Designing Omniphobic Surfaces for Super Liquid Repellency and Friction Reduction
Lecture by Gareth H. McKinley
Department of Mechanical Engineering
Massachusetts Institute of Technology
Tuesday, May 4, 2010
Room 1610 Engineering Hall
Refreshments at 9:15 a.m.
Lecture at 9:30 a.m.
Many different structured surfaces with a wide range of surface chemistries and topographies have been investigated for controlling the wetting (or non-wetting) properties of a fluid/solid interface. Experimental advances in nanofabrication have led to the ability to achieve unprecedented control over the microtexture of a substrate, and this can result in almost perfect ultrahydrophobicity. No structured surfaces to date, however, have been able to achieve super-oleophobicity (oil-repellency, or resistance to wetting by low interfacial tension liquids such as hydrocarbons). Silsequioxanes are nanometer-scale caged molecules that can be heavily fluorinated and molecularly dispersed in a range of polymers to systematically control both the hydrophobicity and oleophobicity of polymer substrates. Electrospinning polymer fiber mats from these dispersions enables tight control over local surface topography (in conjunction with surface chemistry and overall roughness) to significantly enhance repellency to a wide range of liquids. The chemical and topographic mechanisms behind this repellency are elucidated by lithographically producing model surfaces in silicon, which feature strongly re-entrant structures (referred to as ‘micro-hoodoos’ because of their similarity to geomorphological features).

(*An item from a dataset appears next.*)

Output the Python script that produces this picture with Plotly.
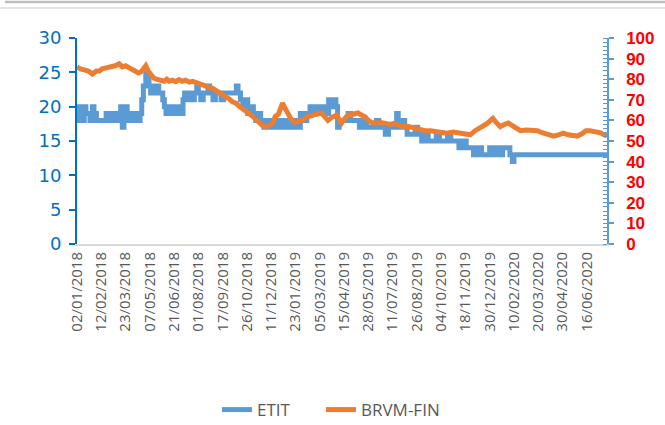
import plotly.graph_objects as go

# Category tick labels (every 30th trading day)
tick_labels = ["02/01/2018", "12/02/2018", "23/03/2018", "07/05/2018", "21/06/2018",
               "01/08/2018", "17/09/2018", "26/10/2018", "11/12/2018", "23/01/2019",
               "05/03/2019", "15/04/2019", "28/05/2019", "11/07/2019", "26/08/2019",
               "04/10/2019", "18/11/2019", "30/12/2019", "10/02/2020", "20/03/2020",
               "30/04/2020", "16/06/2020"]
tick_index = [i * 30 for i in range(len(tick_labels))]

# ETIT (left axis) - trading-day index and price
etit_idx = [0, 2, 4, 7, 9, 11, 14, 16, 19, 21, 24, 34, 36, 38, 44, 46, 50, 52, 54, 56,
            58, 60, 62, 64, 67, 69, 72, 74, 78, 80, 82, 85, 87, 89, 91, 94, 96, 99, 101, 104,
            106, 108, 110, 113, 116, 119, 122, 126, 129, 131, 133, 136, 139, 142, 145, 148, 150, 153, 156, 160,
            162, 164, 168, 171, 175, 178, 181, 186, 190, 194, 197, 199, 202, 205, 208, 211, 214, 218, 221, 224,
            227, 231, 234, 237, 240, 244, 247, 251, 254, 258, 262, 266, 270, 273, 276, 280, 284, 288, 292, 296,
            300, 304, 308, 311, 314, 317, 320, 322, 324, 330, 335, 338, 345, 349, 355, 358, 365, 370, 373, 378,
            381, 385, 390, 395, 397, 401, 405, 408, 414, 418, 421, 426, 430, 434, 440, 444, 448, 454, 458, 462,
            468, 472, 478, 481, 487, 490, 496, 500, 506, 510, 514, 518, 522, 526, 532, 535, 538, 540, 655]
etit_val = [18, 20, 19, 18, 20, 19, 19, 18, 20, 19, 18, 18, 19, 18, 19, 18, 19, 18, 20, 17,
            18, 20, 19, 18, 19, 18, 19, 18, 19, 21, 23, 25, 24, 23, 22, 23, 22, 23, 22, 22,
            21, 20, 19, 20, 19, 20, 19, 20, 19, 21, 22, 21, 22, 21, 22, 23, 22, 21, 22, 22,
            23, 22, 21, 22, 22, 21, 22, 22, 22, 22, 23, 22, 21, 20, 21, 19, 20, 19, 18, 19,
            18, 17, 18, 17, 18, 17, 18, 17, 18, 17, 18, 17, 18, 17, 19, 18, 19, 20, 19, 20,
            19, 20, 19, 21, 20, 21, 20, 17, 18, 18, 19, 18, 18, 17, 18, 17, 17, 18, 17, 17,
            16, 17, 17, 19, 17, 18, 17, 16, 16, 17, 16, 15, 16, 15, 15, 16, 15, 15, 16, 15,
            15, 14, 15, 14, 14, 13, 14, 13, 13, 14, 13, 14, 13, 14, 14, 13, 12, 13, 13]

# BRVM-FIN (right axis)
brvm_idx = [0, 4, 9, 14, 19, 24, 28, 31, 36, 42, 47, 52, 56, 60, 65, 70, 73, 76, 79, 83,
            85, 88, 92, 95, 98, 103, 108, 111, 114, 118, 122, 126, 130, 134, 139, 143, 147, 151, 155, 160,
            164, 168, 172, 176, 180, 185, 188, 192, 196, 201, 204, 207, 212, 217, 221, 225, 229, 234, 238, 242,
            245, 249, 254, 257, 260, 264, 269, 273, 278, 283, 290, 296, 302, 306, 310, 315, 321, 324, 327, 331,
            335, 341, 347, 352, 356, 360, 364, 370, 375, 380, 386, 391, 396, 403, 410, 418, 424, 430, 437, 443,
            449, 457, 465, 472, 479, 486, 492, 497, 502, 507, 511, 514, 518, 523, 528, 533, 538, 543, 548, 555,
            562, 569, 575, 582, 589, 595, 601, 607, 612, 618, 624, 629, 634, 640, 647, 651, 655]
brvm_val = [86, 85, 84.5, 84, 82.5, 84, 84, 85, 85.5, 86, 86.5, 87.5, 86, 86.5, 85.5, 84.5, 84, 83, 83.5, 85,
            86.5, 84, 82, 80.5, 80, 79.5, 79, 80, 79, 79.5, 78.8, 79.8, 79, 79.5, 78.6, 79, 78.5, 78, 77.5, 76.5,
            75.7, 75.5, 74.5, 73.8, 72.5, 71, 70.5, 69, 68.5, 66.7, 66, 65, 63.5, 62, 60.5, 59, 57.5, 57, 57.5, 58.7,
            62, 63, 68.4, 66, 64, 61, 59, 59.5, 60, 61.5, 62.6, 63, 63.6, 62, 60, 61.5, 62.6, 60.5, 58.7, 61,
            62.6, 63, 63.6, 62.5, 61.7, 60, 59, 58.5, 59, 58.7, 58, 58.5, 57.8, 57, 57, 56, 55.5, 55, 55, 54.6,
            54.4, 53.8, 54.4, 54, 53.5, 53, 55, 56, 57, 58.5, 60, 61, 59, 57, 58, 58.7, 57.5, 56, 55, 55.3,
            55, 55, 54, 53, 52.4, 53, 53.8, 53, 52.5, 52.4, 53.5, 55, 55, 54.5, 54, 53, 52.5]

legend_font = dict(family="Open Sans", size=17, color="#595959")

fig = go.Figure()
fig.add_trace(go.Scatter(x=etit_idx, y=etit_val, name="ETIT", mode="lines", legend="legend",
                         line=dict(color="#5B9BD5", width=5, shape="hv"), yaxis="y"))
fig.add_trace(go.Scatter(x=brvm_idx, y=brvm_val, name="BRVM-FIN", mode="lines", legend="legend2",
                         line=dict(color="#ED7D31", width=5), yaxis="y2"))

fig.update_layout(
    width=665, height=425,
    margin=dict(l=77, r=58, t=38, b=181, autoexpand=False),
    paper_bgcolor="white", plot_bgcolor="white",
    showlegend=True,
    legend=dict(orientation="h", x=(217 - 77) / 530, xanchor="left", y=-0.806, yanchor="middle",
                font=legend_font, bgcolor="rgba(0,0,0,0)"),
    legend2=dict(orientation="h", x=(321 - 77) / 530, xanchor="left", y=-0.806, yanchor="middle",
                 font=legend_font, bgcolor="rgba(0,0,0,0)"),
    xaxis=dict(range=[0, 655], tickmode="array", tickvals=tick_index, ticktext=tick_labels,
               tickangle=-90, ticks="", showgrid=False, zeroline=False, automargin=False,
               showline=True, linecolor="#D9D9D9", linewidth=2,
               tickfont=dict(family="Open Sans", size=15, color="#595959")),
    yaxis=dict(range=[0, 30], dtick=5, showgrid=False, zeroline=False, automargin=False,
               showline=True, linecolor="#0070C0", linewidth=2,
               ticks="outside", ticklen=6, tickcolor="#0070C0", tickwidth=1.5,
               ticklabelstandoff=4,
               tickfont=dict(family="DejaVu Sans", size=18, color="#0070C0")),
    yaxis2=dict(range=[0, 100], dtick=10, overlaying="y", side="right", showgrid=False, zeroline=False,
                automargin=False,
                showline=True, linecolor="#5B9BD5", linewidth=1.5,
                ticks="outside", ticklen=5, tickcolor="#5B9BD5", tickwidth=1.5,
                ticklabelstandoff=9,
                minor=dict(ticks="inside", dtick=2, ticklen=4, tickcolor="#5B9BD5", tickwidth=1),
                tickfont=dict(family="Liberation Sans", size=17, color="#FF0000", weight="bold")),
    shapes=[
        dict(type="line", xref="paper", yref="paper", x0=(5 - 77) / 530, x1=(665 - 77) / 530,
             y0=(244 - 2) / 206, y1=(244 - 2) / 206, line=dict(color="#BFBFBF", width=2.5)),
        dict(type="line", xref="paper", yref="paper", x0=-77 / 530, x1=(665 - 77) / 530,
             y0=(244 - 8) / 206, y1=(244 - 8) / 206, line=dict(color="#DDDDDD", width=1.5)),
    ],
)

fig.write_html("out.html", config={"displayModeBar": False},
               post_script="document.body.style.margin='0px';document.body.style.overflow='hidden';")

Microtextured re-entrant structures coated with FluoroPOSS are the most oleophobic surfaces produced to date, with alkane contact angles greater than 160° and low wetting hysteresis. Applications of these coatings include fabrics with enhanced solvent/oil resistance, surfaces for reducing biofouling or friction and separation of oil/water dispersions. Non-wettable surfaces also offer the possibility of ‘giant liquid slip’ over the microscopic air pockets or ‘plastron film’ trapped in the re-entrant textured surface. Using parallel-plate rheometry, we explore the degree of friction reduction that can be achieved as the geometric details of the re-entrant surface structures are varied, and compare the experimental results with recent scaling theories. Slip lengths of greater than 500 μm can be observed for optimal textures and coatings.
Gareth H. McKinley
Gareth H. McKinley is the School of Engineering Professor of Teaching Innovation and Associate Head for Research with the Department of Mechanical Engineering at MIT, as well as a cofounder of Cambridge Polymer Group, a contract research laboratory specializing in polymers. He received his B.Sc. in Natural Sciences/Chemical Engineering from Cambridge University and his Ph.D. in Chemical Engineering from MIT. Professor McKinley’s research activities focus on rheology, fluid dynamics, mathematical modeling and experimental design for rheological characterization.
He is a Fellow of the American Physical Society. His awards include the 2006 Society of Rheology Publication Award and the 2002 Frenkiel Award of the APS Division of Fluid Dynamics, and he was the MIT Class of 1960 Fellow for Teaching Excellence from 2005 to 2007. He edited the Journal of Non-Newtonian Fluid Mechanics from 2000 to 2009.